_STATED PROBLEM_
Copy the data precisely, character for character, and leave out every picture.

_SOURCE EXCERPT_
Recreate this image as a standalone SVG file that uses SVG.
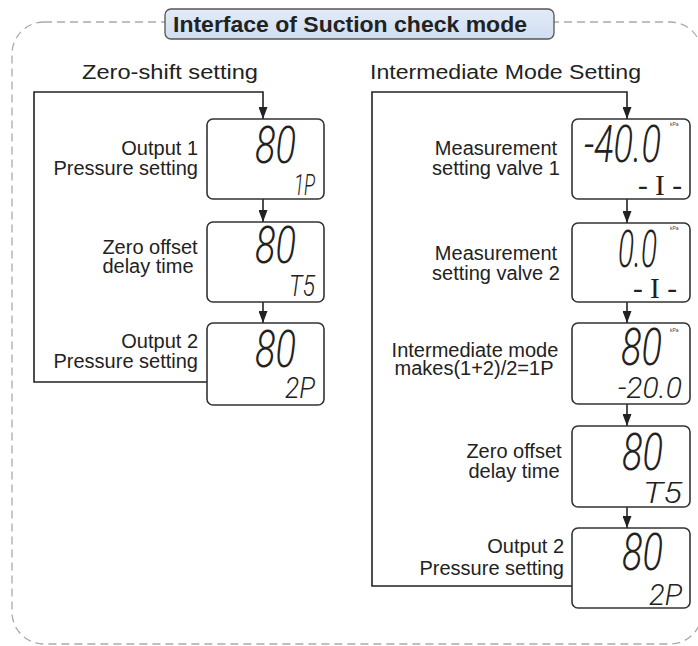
<svg xmlns="http://www.w3.org/2000/svg" width="698" height="646" viewBox="0 0 698 646">
<defs>
<linearGradient id="tg" x1="0" y1="0" x2="0" y2="1">
<stop offset="0" stop-color="#e2ebf7"/>
<stop offset="1" stop-color="#d0def0"/>
</linearGradient>
<marker id="ah" viewBox="0 0 12 9" markerWidth="12" markerHeight="9" refX="12" refY="4.5" orient="auto" markerUnits="userSpaceOnUse">
<path d="M0,0 L12,4.5 L0,9 z" fill="#222"/>
</marker>
<style>
.lbl{font-family:"Liberation Sans",Arial,sans-serif;font-size:20px;fill:#222}
.sub{font-family:"Liberation Sans",Arial,sans-serif;font-size:20px;fill:#222}
.ttl{font-family:"Liberation Sans",Arial,sans-serif;font-size:22px;font-weight:bold;fill:#222}
.box{fill:#fff;stroke:#333;stroke-width:1.6}
.big{font-family:Roboto,"Liberation Sans",sans-serif;font-weight:300;font-style:italic;font-size:52px;fill:#222}
.sm{font-family:Roboto,"Liberation Sans",sans-serif;font-weight:300;font-style:italic;font-size:30px;fill:#222}
.ii{font-family:"Liberation Serif","Times New Roman",serif;font-size:30px;fill:#222}
.kpa{font-family:"Liberation Sans",Arial,sans-serif;font-size:5px;fill:#444}
.con{fill:none;stroke:#222;stroke-width:1.6}
</style>
</defs>
<rect width="698" height="646" fill="#fff"/>
<rect x="12" y="22" width="690" height="622" rx="32" fill="none" stroke="#aaa" stroke-width="1.3" stroke-dasharray="8 5"/>
<g id="title">
<rect x="165" y="9" width="389" height="30" rx="6" fill="url(#tg)" stroke="#555" stroke-width="1.3"/>
<text class="ttl" x="173" y="32" textLength="354" lengthAdjust="spacingAndGlyphs">Interface of Suction check mode</text>
</g>
<text class="sub" x="82" y="79" textLength="176" lengthAdjust="spacingAndGlyphs">Zero-shift setting</text>
<text class="sub" x="370" y="79" textLength="271" lengthAdjust="spacingAndGlyphs">Intermediate Mode Setting</text>

<g id="connectors">
<path class="con" d="M207,382 H34 V92 H263 V119" marker-end="url(#ah)"/>
<path class="con" d="M263,199 V222" marker-end="url(#ah)"/>
<path class="con" d="M263,302 V323" marker-end="url(#ah)"/>
<path class="con" d="M572,586 H372 V92 H627 V119" marker-end="url(#ah)"/>
<path class="con" d="M627,199 V223" marker-end="url(#ah)"/>
<path class="con" d="M627,302 V323" marker-end="url(#ah)"/>
<path class="con" d="M627,404 V426" marker-end="url(#ah)"/>
<path class="con" d="M627,507 V528" marker-end="url(#ah)"/>
</g>

<g id="zs1">
<rect class="box" x="207" y="119" width="117" height="80" rx="6"/>
<text class="big" x="255" y="163" textLength="41" lengthAdjust="spacingAndGlyphs">80</text>
<text class="sm" x="294" y="195" textLength="21" lengthAdjust="spacingAndGlyphs">1P</text>
<text class="lbl" x="198" y="155" text-anchor="end">Output 1</text>
<text class="lbl" x="198" y="175" text-anchor="end">Pressure setting</text>
</g>
<g id="zs2">
<rect class="box" x="207" y="222" width="117" height="80" rx="6"/>
<text class="big" x="255" y="263" textLength="41" lengthAdjust="spacingAndGlyphs">80</text>
<text class="sm" x="289" y="296" textLength="26" lengthAdjust="spacingAndGlyphs">T5</text>
<text class="lbl" x="150" y="254" text-anchor="middle">Zero offset</text>
<text class="lbl" x="148" y="273" text-anchor="middle">delay time</text>
</g>
<g id="zs3">
<rect class="box" x="207" y="323" width="117" height="82" rx="6"/>
<text class="big" x="255" y="367" textLength="41" lengthAdjust="spacingAndGlyphs">80</text>
<text class="sm" x="285" y="398" textLength="30" lengthAdjust="spacingAndGlyphs">2P</text>
<text class="lbl" x="198" y="348" text-anchor="end">Output 2</text>
<text class="lbl" x="198" y="368" text-anchor="end">Pressure setting</text>
</g>

<g id="im1">
<rect class="box" x="572" y="119" width="118" height="80" rx="6"/>
<text class="big" x="584" y="162" textLength="77" lengthAdjust="spacingAndGlyphs">-40.0</text>
<text class="kpa" x="670" y="126">kPa</text>
<text class="ii" x="638" y="195" textLength="44" lengthAdjust="spacingAndGlyphs">- I -</text>
<text class="lbl" x="496" y="155" text-anchor="middle">Measurement</text>
<text class="lbl" x="496" y="175" text-anchor="middle">setting valve 1</text>
</g>
<g id="im2">
<rect class="box" x="572" y="223" width="118" height="79" rx="6"/>
<text class="big" x="618" y="267" textLength="39" lengthAdjust="spacingAndGlyphs">0.0</text>
<text class="kpa" x="670" y="230">kPa</text>
<text class="ii" x="633" y="298" textLength="44" lengthAdjust="spacingAndGlyphs">- I -</text>
<text class="lbl" x="496" y="260" text-anchor="middle">Measurement</text>
<text class="lbl" x="496" y="280" text-anchor="middle">setting valve 2</text>
</g>
<g id="im3">
<rect class="box" x="572" y="323" width="118" height="81" rx="6"/>
<text class="big" x="621" y="365" textLength="41" lengthAdjust="spacingAndGlyphs">80</text>
<text class="kpa" x="670" y="332">kPa</text>
<text class="sm" x="618" y="398" textLength="64" lengthAdjust="spacingAndGlyphs">-20.0</text>
<text class="lbl" x="475" y="357" text-anchor="middle">Intermediate mode</text>
<text class="lbl" x="474" y="375" text-anchor="middle">makes(1+2)/2=1P</text>
</g>
<g id="im4">
<rect class="box" x="572" y="426" width="118" height="81" rx="6"/>
<text class="big" x="622" y="470" textLength="41" lengthAdjust="spacingAndGlyphs">80</text>
<text class="sm" x="643" y="503" textLength="39" lengthAdjust="spacingAndGlyphs">T5</text>
<text class="lbl" x="514" y="458" text-anchor="middle">Zero offset</text>
<text class="lbl" x="514" y="478" text-anchor="middle">delay time</text>
</g>
<g id="im5">
<rect class="box" x="572" y="528" width="118" height="80" rx="6"/>
<text class="big" x="622" y="570" textLength="41" lengthAdjust="spacingAndGlyphs">80</text>
<text class="sm" x="649" y="605" textLength="33" lengthAdjust="spacingAndGlyphs">2P</text>
<text class="lbl" x="564" y="553" text-anchor="end">Output 2</text>
<text class="lbl" x="564" y="575" text-anchor="end">Pressure setting</text>
</g>
</svg>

_RESULT OF THE EXERCISE_
Recreate this image as a standalone SVG file that uses SVG.
<svg xmlns="http://www.w3.org/2000/svg" width="698" height="646" viewBox="0 0 698 646">
<defs>
<linearGradient id="tg" x1="0" y1="0" x2="0" y2="1">
<stop offset="0" stop-color="#e2ebf7"/>
<stop offset="1" stop-color="#d0def0"/>
</linearGradient>
<marker id="ah" viewBox="0 0 12 9" markerWidth="12" markerHeight="9" refX="12" refY="4.5" orient="auto" markerUnits="userSpaceOnUse">
<path d="M0,0 L12,4.5 L0,9 z" fill="#222"/>
</marker>
<style>
.lbl{font-family:"Liberation Sans",Arial,sans-serif;font-size:20px;fill:#222}
.sub{font-family:"Liberation Sans",Arial,sans-serif;font-size:20px;fill:#222}
.ttl{font-family:"Liberation Sans",Arial,sans-serif;font-size:22px;font-weight:bold;fill:#222}
.box{fill:#fff;stroke:#333;stroke-width:1.6}
.big{font-family:Roboto,"Liberation Sans",sans-serif;font-weight:300;font-style:italic;font-size:52px;fill:#222}
.sm{font-family:Roboto,"Liberation Sans",sans-serif;font-weight:300;font-style:italic;font-size:30px;fill:#222}
.ii{font-family:"Liberation Serif","Times New Roman",serif;font-size:30px;fill:#222}
.kpa{font-family:"Liberation Sans",Arial,sans-serif;font-size:5px;fill:#444}
.con{fill:none;stroke:#222;stroke-width:1.6}
</style>
</defs>
<rect width="698" height="646" fill="#fff"/>
<rect x="12" y="22" width="690" height="622" rx="32" fill="none" stroke="#aaa" stroke-width="1.3" stroke-dasharray="8 5"/>
<g id="title">
<rect x="165" y="9" width="389" height="30" rx="6" fill="url(#tg)" stroke="#555" stroke-width="1.3"/>
<text class="ttl" x="173" y="32" textLength="354" lengthAdjust="spacingAndGlyphs">Interface of Suction check mode</text>
</g>
<text class="sub" x="82" y="79" textLength="176" lengthAdjust="spacingAndGlyphs">Zero-shift setting</text>
<text class="sub" x="370" y="79" textLength="271" lengthAdjust="spacingAndGlyphs">Intermediate Mode Setting</text>

<g id="connectors">
<path class="con" d="M207,382 H34 V92 H263 V119" marker-end="url(#ah)"/>
<path class="con" d="M263,199 V222" marker-end="url(#ah)"/>
<path class="con" d="M263,302 V323" marker-end="url(#ah)"/>
<path class="con" d="M572,586 H372 V92 H627 V119" marker-end="url(#ah)"/>
<path class="con" d="M627,199 V223" marker-end="url(#ah)"/>
<path class="con" d="M627,302 V323" marker-end="url(#ah)"/>
<path class="con" d="M627,404 V426" marker-end="url(#ah)"/>
<path class="con" d="M627,507 V528" marker-end="url(#ah)"/>
</g>

<g id="zs1">
<rect class="box" x="207" y="119" width="117" height="80" rx="6"/>
<text class="big" x="255" y="163" textLength="41" lengthAdjust="spacingAndGlyphs">80</text>
<text class="sm" x="294" y="195" textLength="21" lengthAdjust="spacingAndGlyphs">1P</text>
<text class="lbl" x="198" y="155" text-anchor="end">Output 1</text>
<text class="lbl" x="198" y="175" text-anchor="end">Pressure setting</text>
</g>
<g id="zs2">
<rect class="box" x="207" y="222" width="117" height="80" rx="6"/>
<text class="big" x="255" y="263" textLength="41" lengthAdjust="spacingAndGlyphs">80</text>
<text class="sm" x="289" y="296" textLength="26" lengthAdjust="spacingAndGlyphs">T5</text>
<text class="lbl" x="150" y="254" text-anchor="middle">Zero offset</text>
<text class="lbl" x="148" y="273" text-anchor="middle">delay time</text>
</g>
<g id="zs3">
<rect class="box" x="207" y="323" width="117" height="82" rx="6"/>
<text class="big" x="255" y="367" textLength="41" lengthAdjust="spacingAndGlyphs">80</text>
<text class="sm" x="285" y="398" textLength="30" lengthAdjust="spacingAndGlyphs">2P</text>
<text class="lbl" x="198" y="348" text-anchor="end">Output 2</text>
<text class="lbl" x="198" y="368" text-anchor="end">Pressure setting</text>
</g>

<g id="im1">
<rect class="box" x="572" y="119" width="118" height="80" rx="6"/>
<text class="big" x="584" y="162" textLength="77" lengthAdjust="spacingAndGlyphs">-40.0</text>
<text class="kpa" x="670" y="126">kPa</text>
<text class="ii" x="638" y="195" textLength="44" lengthAdjust="spacingAndGlyphs">- I -</text>
<text class="lbl" x="496" y="155" text-anchor="middle">Measurement</text>
<text class="lbl" x="496" y="175" text-anchor="middle">setting valve 1</text>
</g>
<g id="im2">
<rect class="box" x="572" y="223" width="118" height="79" rx="6"/>
<text class="big" x="618" y="267" textLength="39" lengthAdjust="spacingAndGlyphs">0.0</text>
<text class="kpa" x="670" y="230">kPa</text>
<text class="ii" x="633" y="298" textLength="44" lengthAdjust="spacingAndGlyphs">- I -</text>
<text class="lbl" x="496" y="260" text-anchor="middle">Measurement</text>
<text class="lbl" x="496" y="280" text-anchor="middle">setting valve 2</text>
</g>
<g id="im3">
<rect class="box" x="572" y="323" width="118" height="81" rx="6"/>
<text class="big" x="621" y="365" textLength="41" lengthAdjust="spacingAndGlyphs">80</text>
<text class="kpa" x="670" y="332">kPa</text>
<text class="sm" x="618" y="398" textLength="64" lengthAdjust="spacingAndGlyphs">-20.0</text>
<text class="lbl" x="475" y="357" text-anchor="middle">Intermediate mode</text>
<text class="lbl" x="474" y="375" text-anchor="middle">makes(1+2)/2=1P</text>
</g>
<g id="im4">
<rect class="box" x="572" y="426" width="118" height="81" rx="6"/>
<text class="big" x="622" y="470" textLength="41" lengthAdjust="spacingAndGlyphs">80</text>
<text class="sm" x="643" y="503" textLength="39" lengthAdjust="spacingAndGlyphs">T5</text>
<text class="lbl" x="514" y="458" text-anchor="middle">Zero offset</text>
<text class="lbl" x="514" y="478" text-anchor="middle">delay time</text>
</g>
<g id="im5">
<rect class="box" x="572" y="528" width="118" height="80" rx="6"/>
<text class="big" x="622" y="570" textLength="41" lengthAdjust="spacingAndGlyphs">80</text>
<text class="sm" x="649" y="605" textLength="33" lengthAdjust="spacingAndGlyphs">2P</text>
<text class="lbl" x="564" y="553" text-anchor="end">Output 2</text>
<text class="lbl" x="564" y="575" text-anchor="end">Pressure setting</text>
</g>
</svg>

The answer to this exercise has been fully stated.